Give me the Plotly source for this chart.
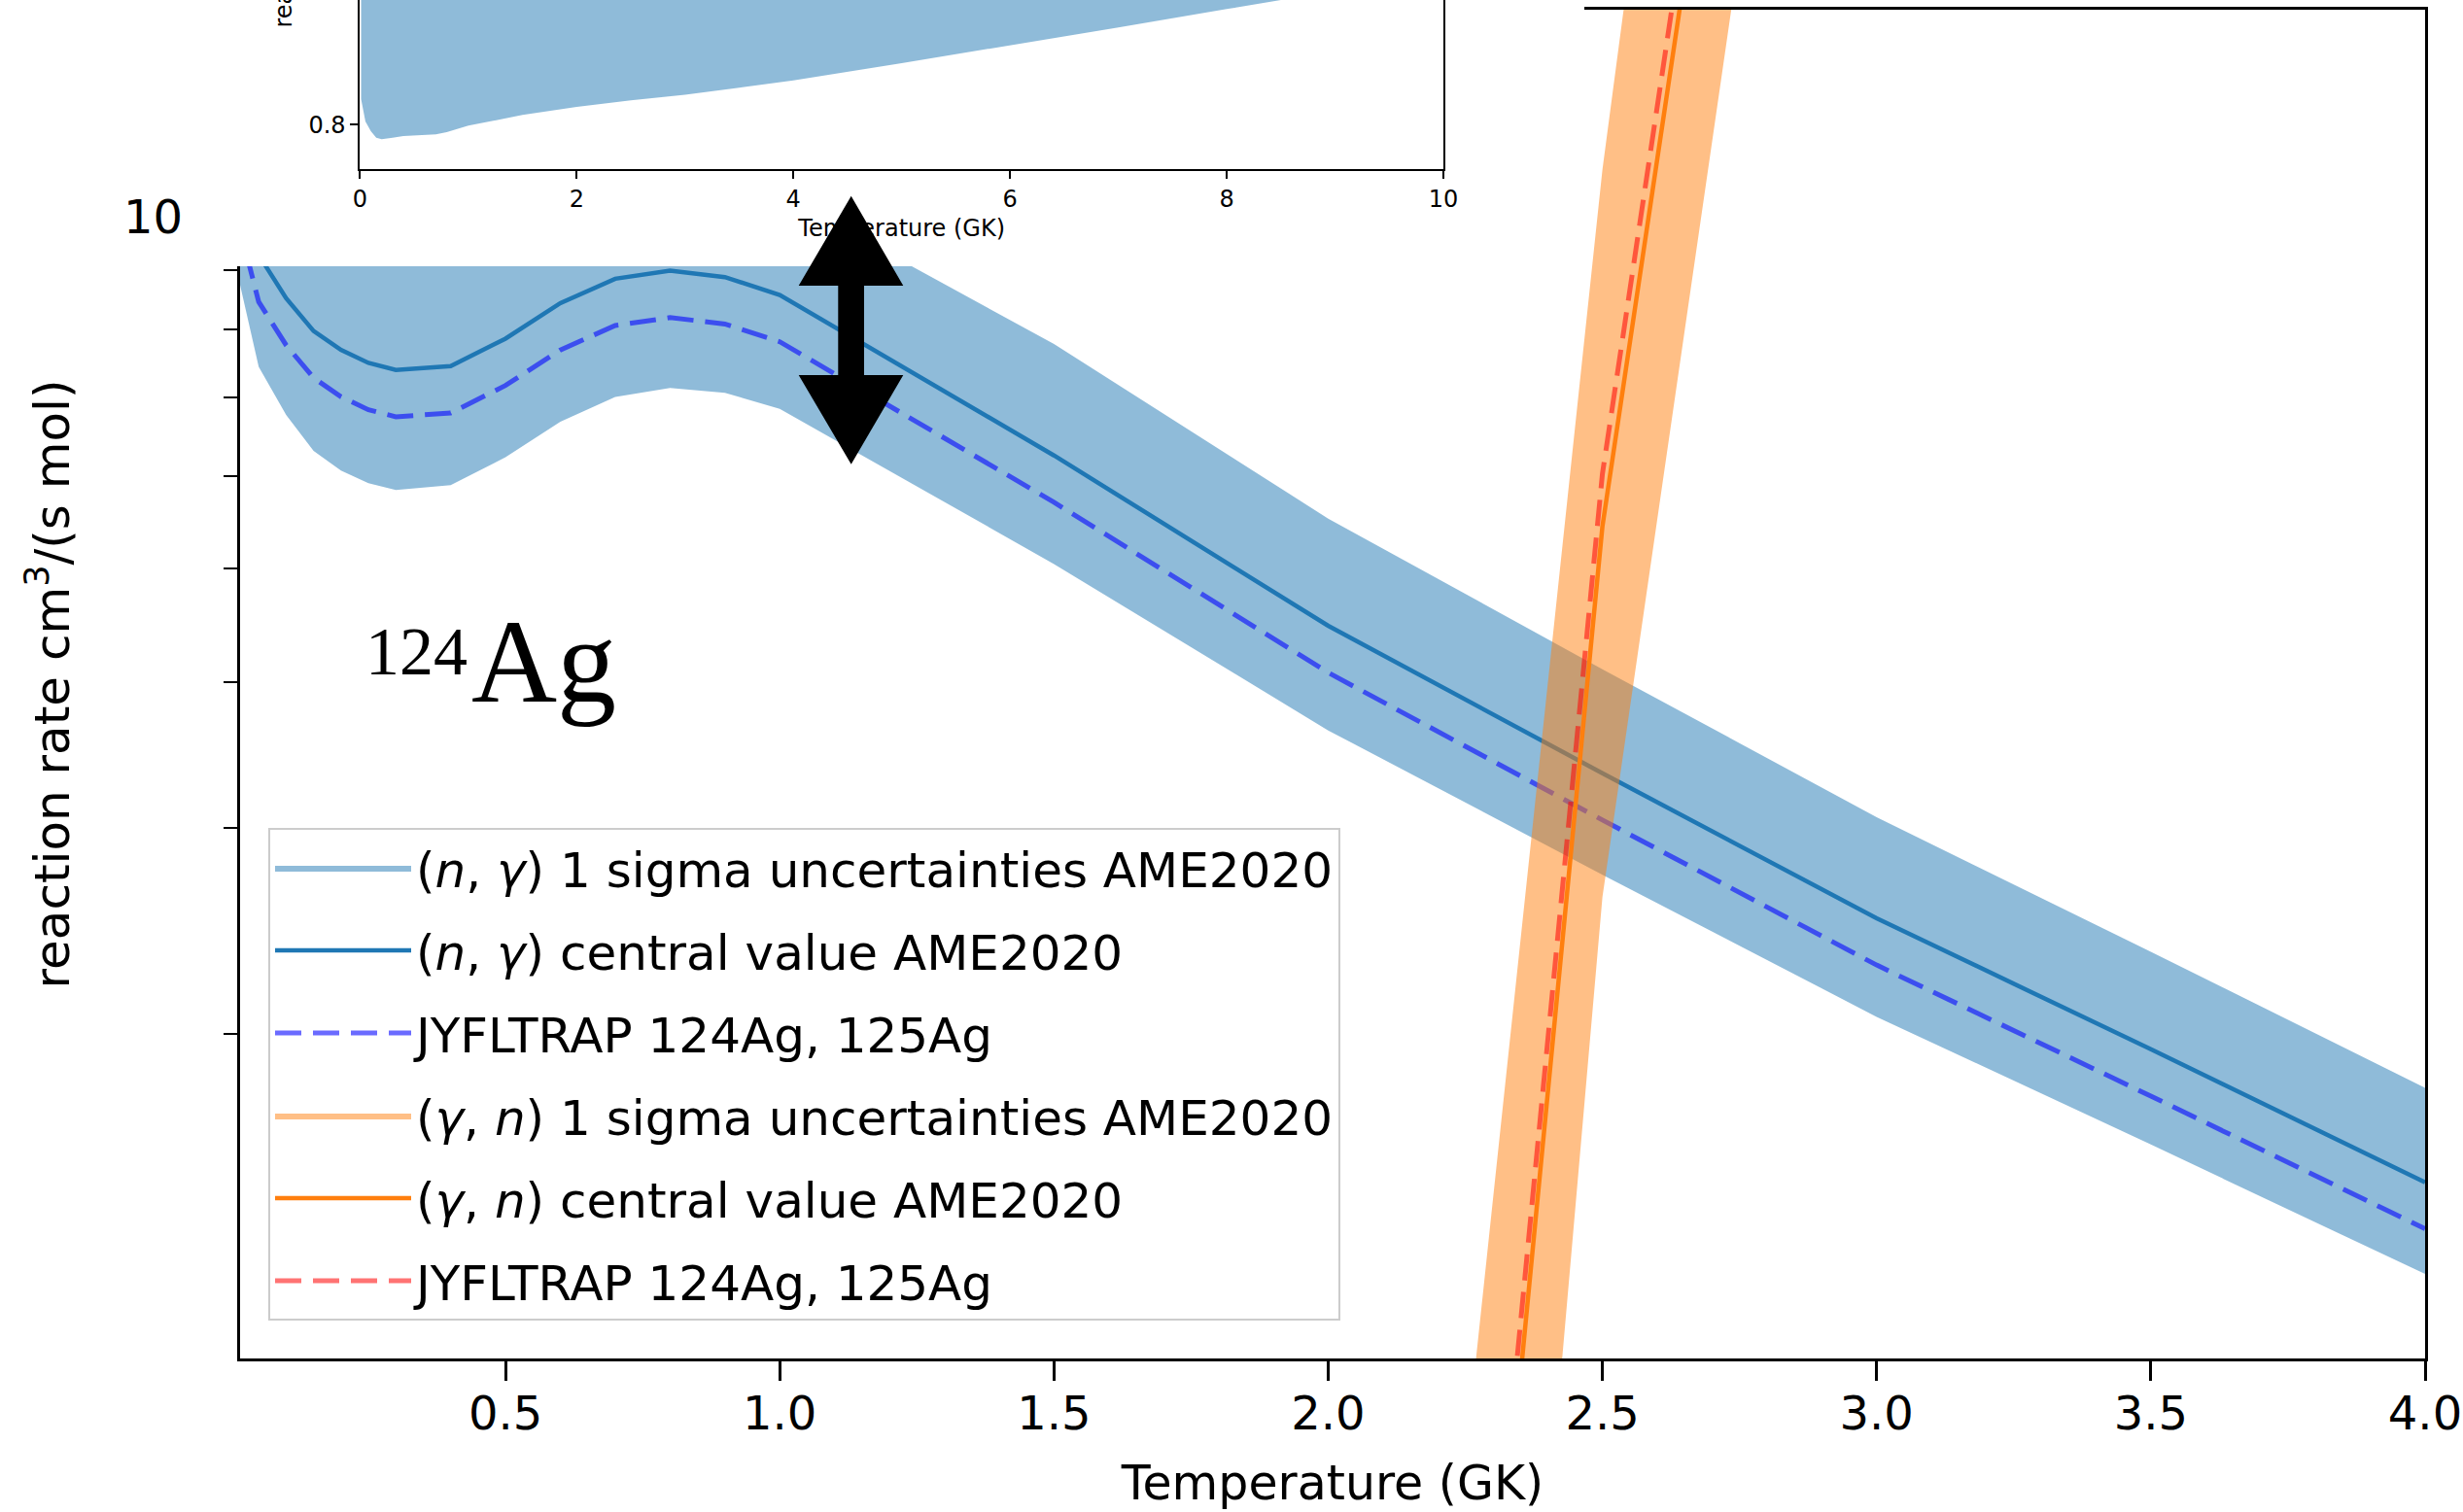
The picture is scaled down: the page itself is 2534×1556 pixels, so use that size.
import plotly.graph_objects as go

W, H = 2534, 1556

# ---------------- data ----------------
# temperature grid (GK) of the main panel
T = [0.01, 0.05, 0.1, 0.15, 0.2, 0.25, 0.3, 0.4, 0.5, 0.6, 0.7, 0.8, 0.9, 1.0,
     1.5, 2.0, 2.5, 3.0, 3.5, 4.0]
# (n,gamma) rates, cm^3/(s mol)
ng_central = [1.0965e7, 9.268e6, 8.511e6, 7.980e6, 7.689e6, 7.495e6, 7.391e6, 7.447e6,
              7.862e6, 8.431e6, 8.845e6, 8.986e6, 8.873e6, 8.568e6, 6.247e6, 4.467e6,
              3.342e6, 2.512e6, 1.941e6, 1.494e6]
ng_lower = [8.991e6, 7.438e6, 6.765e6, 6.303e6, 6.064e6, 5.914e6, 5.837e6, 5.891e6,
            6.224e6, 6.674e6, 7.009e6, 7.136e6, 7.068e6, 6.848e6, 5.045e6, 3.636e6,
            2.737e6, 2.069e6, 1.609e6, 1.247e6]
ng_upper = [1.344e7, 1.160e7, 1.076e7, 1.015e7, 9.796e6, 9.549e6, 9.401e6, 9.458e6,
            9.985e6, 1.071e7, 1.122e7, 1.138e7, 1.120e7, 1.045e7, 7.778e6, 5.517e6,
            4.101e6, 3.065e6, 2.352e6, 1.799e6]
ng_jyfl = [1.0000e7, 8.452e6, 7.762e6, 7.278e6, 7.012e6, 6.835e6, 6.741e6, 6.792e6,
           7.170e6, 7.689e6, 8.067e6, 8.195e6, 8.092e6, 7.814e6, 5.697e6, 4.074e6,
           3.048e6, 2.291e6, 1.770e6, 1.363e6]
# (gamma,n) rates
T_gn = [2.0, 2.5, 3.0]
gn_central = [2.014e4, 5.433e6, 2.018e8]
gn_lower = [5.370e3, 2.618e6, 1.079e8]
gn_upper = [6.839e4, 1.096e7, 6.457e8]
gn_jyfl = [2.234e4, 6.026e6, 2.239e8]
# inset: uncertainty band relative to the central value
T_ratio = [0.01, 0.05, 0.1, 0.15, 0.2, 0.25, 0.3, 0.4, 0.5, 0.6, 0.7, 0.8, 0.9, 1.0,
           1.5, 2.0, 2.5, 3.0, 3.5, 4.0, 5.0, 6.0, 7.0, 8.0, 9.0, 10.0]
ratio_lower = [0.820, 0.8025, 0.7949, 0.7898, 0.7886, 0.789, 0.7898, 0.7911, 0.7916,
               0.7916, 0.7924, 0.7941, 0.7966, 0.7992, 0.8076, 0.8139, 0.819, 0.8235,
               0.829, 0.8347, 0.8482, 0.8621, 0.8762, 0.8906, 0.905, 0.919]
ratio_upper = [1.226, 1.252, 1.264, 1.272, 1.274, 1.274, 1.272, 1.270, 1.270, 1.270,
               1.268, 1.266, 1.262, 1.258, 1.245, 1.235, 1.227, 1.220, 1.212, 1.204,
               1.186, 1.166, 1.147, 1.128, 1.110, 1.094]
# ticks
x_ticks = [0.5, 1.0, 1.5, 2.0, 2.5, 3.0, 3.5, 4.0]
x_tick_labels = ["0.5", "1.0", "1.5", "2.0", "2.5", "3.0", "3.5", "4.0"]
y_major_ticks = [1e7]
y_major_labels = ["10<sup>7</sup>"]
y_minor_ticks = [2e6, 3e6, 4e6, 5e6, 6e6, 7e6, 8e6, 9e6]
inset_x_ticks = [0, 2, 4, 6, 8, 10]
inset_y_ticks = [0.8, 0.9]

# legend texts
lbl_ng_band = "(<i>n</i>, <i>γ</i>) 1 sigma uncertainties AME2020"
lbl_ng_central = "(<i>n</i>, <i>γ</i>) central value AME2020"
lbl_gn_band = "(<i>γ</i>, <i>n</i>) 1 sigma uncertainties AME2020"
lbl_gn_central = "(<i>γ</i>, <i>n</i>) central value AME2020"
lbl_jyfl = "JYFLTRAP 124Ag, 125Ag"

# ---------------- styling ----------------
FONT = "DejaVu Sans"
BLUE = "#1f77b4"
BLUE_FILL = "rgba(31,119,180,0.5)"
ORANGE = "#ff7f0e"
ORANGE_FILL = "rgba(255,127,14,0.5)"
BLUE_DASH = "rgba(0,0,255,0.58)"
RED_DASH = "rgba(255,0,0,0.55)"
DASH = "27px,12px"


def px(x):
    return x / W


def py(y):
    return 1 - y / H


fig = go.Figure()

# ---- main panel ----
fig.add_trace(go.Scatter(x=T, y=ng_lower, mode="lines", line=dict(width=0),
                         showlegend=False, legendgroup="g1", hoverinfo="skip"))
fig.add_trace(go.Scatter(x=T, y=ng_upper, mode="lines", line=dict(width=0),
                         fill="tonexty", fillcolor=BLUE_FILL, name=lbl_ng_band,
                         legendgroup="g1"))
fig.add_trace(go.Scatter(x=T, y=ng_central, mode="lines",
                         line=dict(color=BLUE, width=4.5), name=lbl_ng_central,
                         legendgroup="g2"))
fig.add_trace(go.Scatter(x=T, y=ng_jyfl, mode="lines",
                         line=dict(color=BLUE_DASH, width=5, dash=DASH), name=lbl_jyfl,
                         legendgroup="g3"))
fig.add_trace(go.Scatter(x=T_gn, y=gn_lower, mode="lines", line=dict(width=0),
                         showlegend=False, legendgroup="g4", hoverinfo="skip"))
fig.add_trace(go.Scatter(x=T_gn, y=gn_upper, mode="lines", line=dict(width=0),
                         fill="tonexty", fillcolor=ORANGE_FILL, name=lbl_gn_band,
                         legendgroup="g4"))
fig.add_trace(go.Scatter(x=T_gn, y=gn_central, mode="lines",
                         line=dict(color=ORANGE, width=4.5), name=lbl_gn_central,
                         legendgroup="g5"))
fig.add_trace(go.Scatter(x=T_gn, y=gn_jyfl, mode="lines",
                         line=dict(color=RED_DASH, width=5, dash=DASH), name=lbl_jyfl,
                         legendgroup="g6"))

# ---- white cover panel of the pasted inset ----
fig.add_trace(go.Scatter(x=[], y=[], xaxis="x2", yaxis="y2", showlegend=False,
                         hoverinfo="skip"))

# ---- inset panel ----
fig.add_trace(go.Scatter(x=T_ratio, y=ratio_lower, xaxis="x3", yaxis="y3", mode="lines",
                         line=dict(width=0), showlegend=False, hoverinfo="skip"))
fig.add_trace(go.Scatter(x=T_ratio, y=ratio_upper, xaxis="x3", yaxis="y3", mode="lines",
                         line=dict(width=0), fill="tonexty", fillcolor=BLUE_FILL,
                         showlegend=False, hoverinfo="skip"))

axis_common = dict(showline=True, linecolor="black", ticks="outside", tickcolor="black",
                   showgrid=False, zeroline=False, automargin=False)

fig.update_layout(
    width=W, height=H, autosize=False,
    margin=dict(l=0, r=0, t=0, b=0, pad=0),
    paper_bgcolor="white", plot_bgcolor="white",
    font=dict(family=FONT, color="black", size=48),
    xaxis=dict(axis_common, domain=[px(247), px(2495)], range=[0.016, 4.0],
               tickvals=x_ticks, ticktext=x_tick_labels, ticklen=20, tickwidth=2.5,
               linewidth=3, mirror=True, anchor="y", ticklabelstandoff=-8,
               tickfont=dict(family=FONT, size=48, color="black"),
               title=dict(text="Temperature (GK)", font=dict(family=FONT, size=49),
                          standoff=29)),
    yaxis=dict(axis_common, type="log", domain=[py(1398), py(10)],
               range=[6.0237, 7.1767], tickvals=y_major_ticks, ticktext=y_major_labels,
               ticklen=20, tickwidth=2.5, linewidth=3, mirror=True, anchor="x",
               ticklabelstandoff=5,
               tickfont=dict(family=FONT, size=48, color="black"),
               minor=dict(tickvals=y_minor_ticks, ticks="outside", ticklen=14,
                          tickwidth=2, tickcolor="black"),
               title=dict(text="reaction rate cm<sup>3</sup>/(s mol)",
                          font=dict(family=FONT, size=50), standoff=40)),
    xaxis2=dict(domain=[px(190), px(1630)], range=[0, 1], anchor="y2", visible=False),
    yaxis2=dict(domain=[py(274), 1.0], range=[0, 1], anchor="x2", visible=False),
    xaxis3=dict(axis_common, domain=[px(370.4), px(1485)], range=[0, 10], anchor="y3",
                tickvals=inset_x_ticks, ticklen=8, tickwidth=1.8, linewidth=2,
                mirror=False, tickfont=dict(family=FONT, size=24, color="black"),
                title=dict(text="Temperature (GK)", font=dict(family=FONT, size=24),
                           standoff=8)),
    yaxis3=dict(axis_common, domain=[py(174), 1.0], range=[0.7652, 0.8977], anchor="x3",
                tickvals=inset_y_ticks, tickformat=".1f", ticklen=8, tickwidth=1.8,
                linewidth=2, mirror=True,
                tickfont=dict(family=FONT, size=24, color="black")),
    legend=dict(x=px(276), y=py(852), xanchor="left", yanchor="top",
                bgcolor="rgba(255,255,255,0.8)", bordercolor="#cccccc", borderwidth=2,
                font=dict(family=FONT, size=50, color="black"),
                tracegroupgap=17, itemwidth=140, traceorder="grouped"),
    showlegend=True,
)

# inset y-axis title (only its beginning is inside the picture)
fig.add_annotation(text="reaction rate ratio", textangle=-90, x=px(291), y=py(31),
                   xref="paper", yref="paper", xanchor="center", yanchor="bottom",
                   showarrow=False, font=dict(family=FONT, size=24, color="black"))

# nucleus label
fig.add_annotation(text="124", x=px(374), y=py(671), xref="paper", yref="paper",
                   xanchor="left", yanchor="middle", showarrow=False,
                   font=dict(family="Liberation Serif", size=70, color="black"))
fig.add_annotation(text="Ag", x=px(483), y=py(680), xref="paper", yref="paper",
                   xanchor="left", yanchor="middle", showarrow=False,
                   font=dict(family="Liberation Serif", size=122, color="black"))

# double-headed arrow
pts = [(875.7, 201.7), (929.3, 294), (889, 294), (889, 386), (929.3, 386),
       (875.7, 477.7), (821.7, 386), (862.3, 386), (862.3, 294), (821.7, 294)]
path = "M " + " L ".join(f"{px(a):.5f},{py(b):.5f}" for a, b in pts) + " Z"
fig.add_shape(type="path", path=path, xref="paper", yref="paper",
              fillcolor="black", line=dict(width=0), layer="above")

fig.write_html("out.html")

· · · · ·

[GOAL OF THE EXERCISE]
From the line containing "The picture is" down to the line containing "W, H = 2534, 1556" in the material above, reproduce every line exactly, including the two end lines.

[RESULT]
The picture is scaled down: the page itself is 2534×1556 pixels, so use that size.
import plotly.graph_objects as go

W, H = 2534, 1556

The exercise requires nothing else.